SHORT TASK.
Make an exact transcription of the material, leaving out all images.

DATASET EXTRACT.

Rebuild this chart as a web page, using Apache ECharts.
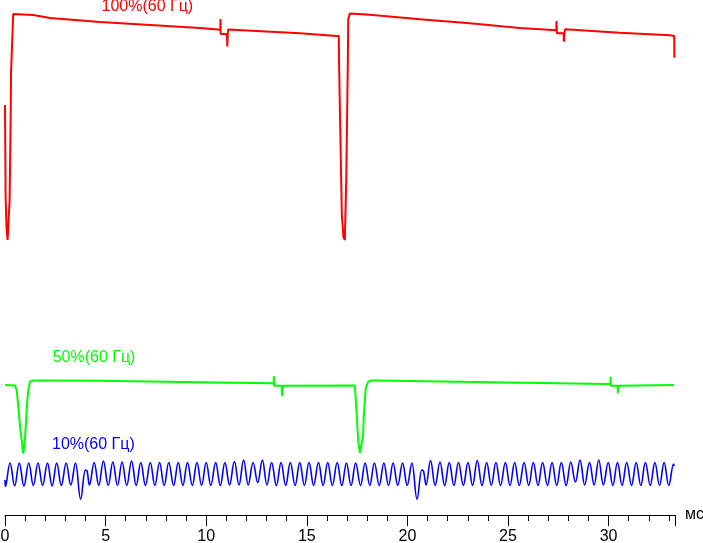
<!DOCTYPE html>
<html><head><meta charset="utf-8">
<script src="https://cdn.jsdelivr.net/npm/echarts@6/dist/echarts.min.js"></script>
<style>html,body{margin:0;padding:0;background:#fff}#c{width:703px;height:543px}</style>
</head><body><div id="c"></div>
<script>
// time in ms, level in arbitrary units
const seriesNames = ['100%(60 Гц)', '50%(60 Гц)', '10%(60 Гц)'];
const seriesColors = ['#ff0000', '#00ff00', '#0000ff'];
const xUnit = 'мс';
const xMax = 33.3;
const xTickStep = 5;

const red100 = [
  [0.00,410],[0.03,318],[0.08,285],[0.13,275],[0.20,277],[0.23,315],[0.28,395],[0.30,443],[0.38,485],[0.41,501],
  [1.40,500],[2.24,497],[4.72,493],[7.20,490],[9.69,487],[10.58,485.5],[10.70,485],
  [10.71,496],[10.72,481],[11.03,481],[11.05,468.5],[11.07,481],[11.09,485.5],
  [11.18,485.7],[14.65,481.7],[16.49,479],[16.59,479],
  [16.60,455],[16.74,301],[16.82,278],[16.89,275],[16.93,308],[16.96,335],[17.04,455],[17.06,496],[17.14,501.5],
  [18.13,500.3],[20.62,495.7],[23.10,491.7],[25.58,487],[27.22,485],[27.40,484.5],
  [27.41,494],[27.43,481.7],[27.76,481.7],[27.78,473.3],[27.80,481.7],[27.84,485.7],
  [30.55,482.3],[33.04,479.7],[33.26,479],[33.27,457.3]
];

const green50 = [
  [0.00,130],[0.49,129.5],[0.58,125],[0.66,108],[0.75,88],[0.83,75],[0.88,65],[0.91,61.5],[0.96,63],[0.99,75],
  [1.04,92],[1.11,115],[1.16,125],[1.24,133.3],[1.40,134.5],
  [2.24,134.5],[4.72,134.3],[9.69,132.7],[13.16,131.7],[13.35,131.5],
  [13.36,139],[13.37,129.3],[13.75,129.3],[13.77,119],[13.79,129.3],[13.88,130.7],
  [17.28,129.5],[17.39,129.3],[17.47,103.3],[17.55,75],[17.64,62],[17.67,60.7],[17.73,61],[17.80,80],[17.83,98.3],
  [17.93,127],[18.05,133.3],[18.22,134.5],[18.50,134.5],
  [23.26,133],[26.58,132],[29.89,131],[30.09,131],
  [30.10,138.3],[30.11,129.3],[30.45,129.3],[30.46,121.7],[30.48,129.3],[30.55,130.7],
  [33.25,130]
];

const blue10 = [
  [0,35],[0.02,28.5],
  [0.25,52],[0.48,29],[0.71,52],[0.94,29],[1.18,52],[1.41,29.5],[1.64,52],[1.87,29.5],
  [2.11,52],[2.34,29],[2.57,52],[2.80,29.5],[3.04,52],[3.27,30],[3.50,52],[3.76,15.7],
  [4.00,45],[4.08,44],[4.20,30],
  [4.43,52.5],[4.66,29.5],[4.89,54],[5.13,29.5],[5.36,53],[5.59,29.5],[5.82,53],[6.05,29.5],
  [6.29,54],[6.52,29.5],[6.75,52.5],[6.98,29.5],[7.22,52.5],[7.45,29.5],[7.68,52.5],[7.91,29.5],
  [8.14,52.5],[8.38,29.5],[8.61,52.5],[8.84,29.5],[9.07,52.5],[9.31,29.5],[9.54,52.5],[9.77,29.5],
  [10.00,52.5],[10.23,29.5],[10.47,52.5],[10.70,29.5],[10.93,52.5],[11.16,30],[11.40,53.5],[11.63,30],
  [11.86,55],[12.09,30],[12.33,52.5],[12.56,32.5],[12.79,55],[13.02,30],[13.25,52.5],[13.49,29.5],
  [13.72,52.5],[13.95,29.5],[14.18,52.5],[14.42,29.5],[14.65,52.5],[14.88,29.5],[15.11,52.5],[15.34,29.5],
  [15.58,52.5],[15.81,29.5],[16.04,52.5],[16.27,29.5],[16.51,52.5],[16.74,29.5],[16.97,52],[17.20,29.5],
  [17.43,52],[17.67,29.5],[17.90,52],[18.13,29.5],[18.36,52],[18.60,29.5],[18.83,52],[19.06,29.5],
  [19.29,52],[19.52,29.5],[19.76,52],[19.99,29.5],[20.22,52],[20.48,15.7],
  [20.72,45],[20.80,44],[20.93,30],
  [21.15,54.5],[21.38,29.5],[21.62,53],[21.85,29.5],[22.08,52.5],[22.31,29.5],[22.54,52.5],[22.78,29.5],
  [23.01,52.5],[23.24,29.5],[23.47,54.5],[23.71,29.5],[23.94,52.5],[24.17,29.5],[24.40,52.5],[24.63,29.5],
  [24.87,52.5],[25.10,29.5],[25.33,52.5],[25.56,29.5],[25.80,52.5],[26.03,29.5],[26.26,52.5],[26.49,29.5],
  [26.72,52.5],[26.96,29.5],[27.19,52.5],[27.42,29.5],[27.65,52.5],[27.89,29.5],[28.12,53],[28.35,33],
  [28.58,55],[28.81,30],[29.05,52.5],[29.28,30],[29.51,55],[29.74,30],[29.98,52.5],[30.21,29.5],
  [30.44,52.5],[30.67,29.5],[30.90,52.5],[31.14,29.5],[31.37,52.5],[31.60,29.5],[31.83,52.5],[32.07,29.5],
  [32.30,52.5],[32.53,29.5],[32.76,52.5],[32.99,29.5],[33.23,51],[33.26,49]
];

// layout of the in-plot labels (pixels)
const labelPos = [[101.5, 7], [52.7, 357.5], [52, 445]];

const chart = echarts.init(document.getElementById('c'), null, {renderer: 'canvas'});
const FONT = '"Liberation Sans", Arial, sans-serif';
chart.setOption({
  animation: false,
  backgroundColor: '#ffffff',
  grid: {left: 5, right: 28, top: 0, bottom: 28, containLabel: false, outerBoundsMode: 'none'},
  xAxis: {
    type: 'value', min: 0, max: xMax, interval: xTickStep,
    name: xUnit, nameLocation: 'end', nameGap: 10,
    nameTextStyle: {fontSize: 16, fontFamily: FONT, color: '#000', verticalAlign: 'middle', align: 'left'},
    axisLine: {show: true, onZero: false, lineStyle: {color: '#000', width: 1}},
    axisTick: {show: true, length: 11, lineStyle: {color: '#000', width: 1}},
    minorTick: {show: true, splitNumber: 5, length: 6, lineStyle: {color: '#000', width: 1}},
    axisLabel: {fontSize: 16, fontFamily: FONT, color: '#000', margin: 14, showMaxLabel: false},
    splitLine: {show: false}, minorSplitLine: {show: false}
  },
  yAxis: {type: 'value', min: 0, max: 515, show: false, splitLine: {show: false}},
  series: [
    {name: seriesNames[0], type: 'line', data: red100, showSymbol: false, symbol: 'none',
     lineStyle: {color: seriesColors[0], width: 2}, z: 3},
    {name: seriesNames[1], type: 'line', data: green50, showSymbol: false, symbol: 'none',
     lineStyle: {color: seriesColors[1], width: 2}, z: 3},
    {name: seriesNames[2], type: 'line', data: blue10, showSymbol: false, symbol: 'none', smooth: 0.4,
     lineStyle: {color: seriesColors[2], width: 1.6}, z: 3}
  ],
  graphic: seriesNames.map((n, i) => ({
    type: 'text', x: labelPos[i][0], y: labelPos[i][1], z: 10,
    style: {text: n, fill: seriesColors[i], font: '16px ' + FONT, textAlign: 'left', textVerticalAlign: 'middle', verticalAlign: 'middle'}
  }))
});
</script>
</body></html>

SOLUTION.
Rebuild this chart as a web page, using Apache ECharts.
<!DOCTYPE html>
<html><head><meta charset="utf-8">
<script src="https://cdn.jsdelivr.net/npm/echarts@6/dist/echarts.min.js"></script>
<style>html,body{margin:0;padding:0;background:#fff}#c{width:703px;height:543px}</style>
</head><body><div id="c"></div>
<script>
// time in ms, level in arbitrary units
const seriesNames = ['100%(60 Гц)', '50%(60 Гц)', '10%(60 Гц)'];
const seriesColors = ['#ff0000', '#00ff00', '#0000ff'];
const xUnit = 'мс';
const xMax = 33.3;
const xTickStep = 5;

const red100 = [
  [0.00,410],[0.03,318],[0.08,285],[0.13,275],[0.20,277],[0.23,315],[0.28,395],[0.30,443],[0.38,485],[0.41,501],
  [1.40,500],[2.24,497],[4.72,493],[7.20,490],[9.69,487],[10.58,485.5],[10.70,485],
  [10.71,496],[10.72,481],[11.03,481],[11.05,468.5],[11.07,481],[11.09,485.5],
  [11.18,485.7],[14.65,481.7],[16.49,479],[16.59,479],
  [16.60,455],[16.74,301],[16.82,278],[16.89,275],[16.93,308],[16.96,335],[17.04,455],[17.06,496],[17.14,501.5],
  [18.13,500.3],[20.62,495.7],[23.10,491.7],[25.58,487],[27.22,485],[27.40,484.5],
  [27.41,494],[27.43,481.7],[27.76,481.7],[27.78,473.3],[27.80,481.7],[27.84,485.7],
  [30.55,482.3],[33.04,479.7],[33.26,479],[33.27,457.3]
];

const green50 = [
  [0.00,130],[0.49,129.5],[0.58,125],[0.66,108],[0.75,88],[0.83,75],[0.88,65],[0.91,61.5],[0.96,63],[0.99,75],
  [1.04,92],[1.11,115],[1.16,125],[1.24,133.3],[1.40,134.5],
  [2.24,134.5],[4.72,134.3],[9.69,132.7],[13.16,131.7],[13.35,131.5],
  [13.36,139],[13.37,129.3],[13.75,129.3],[13.77,119],[13.79,129.3],[13.88,130.7],
  [17.28,129.5],[17.39,129.3],[17.47,103.3],[17.55,75],[17.64,62],[17.67,60.7],[17.73,61],[17.80,80],[17.83,98.3],
  [17.93,127],[18.05,133.3],[18.22,134.5],[18.50,134.5],
  [23.26,133],[26.58,132],[29.89,131],[30.09,131],
  [30.10,138.3],[30.11,129.3],[30.45,129.3],[30.46,121.7],[30.48,129.3],[30.55,130.7],
  [33.25,130]
];

const blue10 = [
  [0,35],[0.02,28.5],
  [0.25,52],[0.48,29],[0.71,52],[0.94,29],[1.18,52],[1.41,29.5],[1.64,52],[1.87,29.5],
  [2.11,52],[2.34,29],[2.57,52],[2.80,29.5],[3.04,52],[3.27,30],[3.50,52],[3.76,15.7],
  [4.00,45],[4.08,44],[4.20,30],
  [4.43,52.5],[4.66,29.5],[4.89,54],[5.13,29.5],[5.36,53],[5.59,29.5],[5.82,53],[6.05,29.5],
  [6.29,54],[6.52,29.5],[6.75,52.5],[6.98,29.5],[7.22,52.5],[7.45,29.5],[7.68,52.5],[7.91,29.5],
  [8.14,52.5],[8.38,29.5],[8.61,52.5],[8.84,29.5],[9.07,52.5],[9.31,29.5],[9.54,52.5],[9.77,29.5],
  [10.00,52.5],[10.23,29.5],[10.47,52.5],[10.70,29.5],[10.93,52.5],[11.16,30],[11.40,53.5],[11.63,30],
  [11.86,55],[12.09,30],[12.33,52.5],[12.56,32.5],[12.79,55],[13.02,30],[13.25,52.5],[13.49,29.5],
  [13.72,52.5],[13.95,29.5],[14.18,52.5],[14.42,29.5],[14.65,52.5],[14.88,29.5],[15.11,52.5],[15.34,29.5],
  [15.58,52.5],[15.81,29.5],[16.04,52.5],[16.27,29.5],[16.51,52.5],[16.74,29.5],[16.97,52],[17.20,29.5],
  [17.43,52],[17.67,29.5],[17.90,52],[18.13,29.5],[18.36,52],[18.60,29.5],[18.83,52],[19.06,29.5],
  [19.29,52],[19.52,29.5],[19.76,52],[19.99,29.5],[20.22,52],[20.48,15.7],
  [20.72,45],[20.80,44],[20.93,30],
  [21.15,54.5],[21.38,29.5],[21.62,53],[21.85,29.5],[22.08,52.5],[22.31,29.5],[22.54,52.5],[22.78,29.5],
  [23.01,52.5],[23.24,29.5],[23.47,54.5],[23.71,29.5],[23.94,52.5],[24.17,29.5],[24.40,52.5],[24.63,29.5],
  [24.87,52.5],[25.10,29.5],[25.33,52.5],[25.56,29.5],[25.80,52.5],[26.03,29.5],[26.26,52.5],[26.49,29.5],
  [26.72,52.5],[26.96,29.5],[27.19,52.5],[27.42,29.5],[27.65,52.5],[27.89,29.5],[28.12,53],[28.35,33],
  [28.58,55],[28.81,30],[29.05,52.5],[29.28,30],[29.51,55],[29.74,30],[29.98,52.5],[30.21,29.5],
  [30.44,52.5],[30.67,29.5],[30.90,52.5],[31.14,29.5],[31.37,52.5],[31.60,29.5],[31.83,52.5],[32.07,29.5],
  [32.30,52.5],[32.53,29.5],[32.76,52.5],[32.99,29.5],[33.23,51],[33.26,49]
];

// layout of the in-plot labels (pixels)
const labelPos = [[101.5, 7], [52.7, 357.5], [52, 445]];

const chart = echarts.init(document.getElementById('c'), null, {renderer: 'canvas'});
const FONT = '"Liberation Sans", Arial, sans-serif';
chart.setOption({
  animation: false,
  backgroundColor: '#ffffff',
  grid: {left: 5, right: 28, top: 0, bottom: 28, containLabel: false, outerBoundsMode: 'none'},
  xAxis: {
    type: 'value', min: 0, max: xMax, interval: xTickStep,
    name: xUnit, nameLocation: 'end', nameGap: 10,
    nameTextStyle: {fontSize: 16, fontFamily: FONT, color: '#000', verticalAlign: 'middle', align: 'left'},
    axisLine: {show: true, onZero: false, lineStyle: {color: '#000', width: 1}},
    axisTick: {show: true, length: 11, lineStyle: {color: '#000', width: 1}},
    minorTick: {show: true, splitNumber: 5, length: 6, lineStyle: {color: '#000', width: 1}},
    axisLabel: {fontSize: 16, fontFamily: FONT, color: '#000', margin: 14, showMaxLabel: false},
    splitLine: {show: false}, minorSplitLine: {show: false}
  },
  yAxis: {type: 'value', min: 0, max: 515, show: false, splitLine: {show: false}},
  series: [
    {name: seriesNames[0], type: 'line', data: red100, showSymbol: false, symbol: 'none',
     lineStyle: {color: seriesColors[0], width: 2}, z: 3},
    {name: seriesNames[1], type: 'line', data: green50, showSymbol: false, symbol: 'none',
     lineStyle: {color: seriesColors[1], width: 2}, z: 3},
    {name: seriesNames[2], type: 'line', data: blue10, showSymbol: false, symbol: 'none', smooth: 0.4,
     lineStyle: {color: seriesColors[2], width: 1.6}, z: 3}
  ],
  graphic: seriesNames.map((n, i) => ({
    type: 'text', x: labelPos[i][0], y: labelPos[i][1], z: 10,
    style: {text: n, fill: seriesColors[i], font: '16px ' + FONT, textAlign: 'left', textVerticalAlign: 'middle', verticalAlign: 'middle'}
  }))
});
</script>
</body></html>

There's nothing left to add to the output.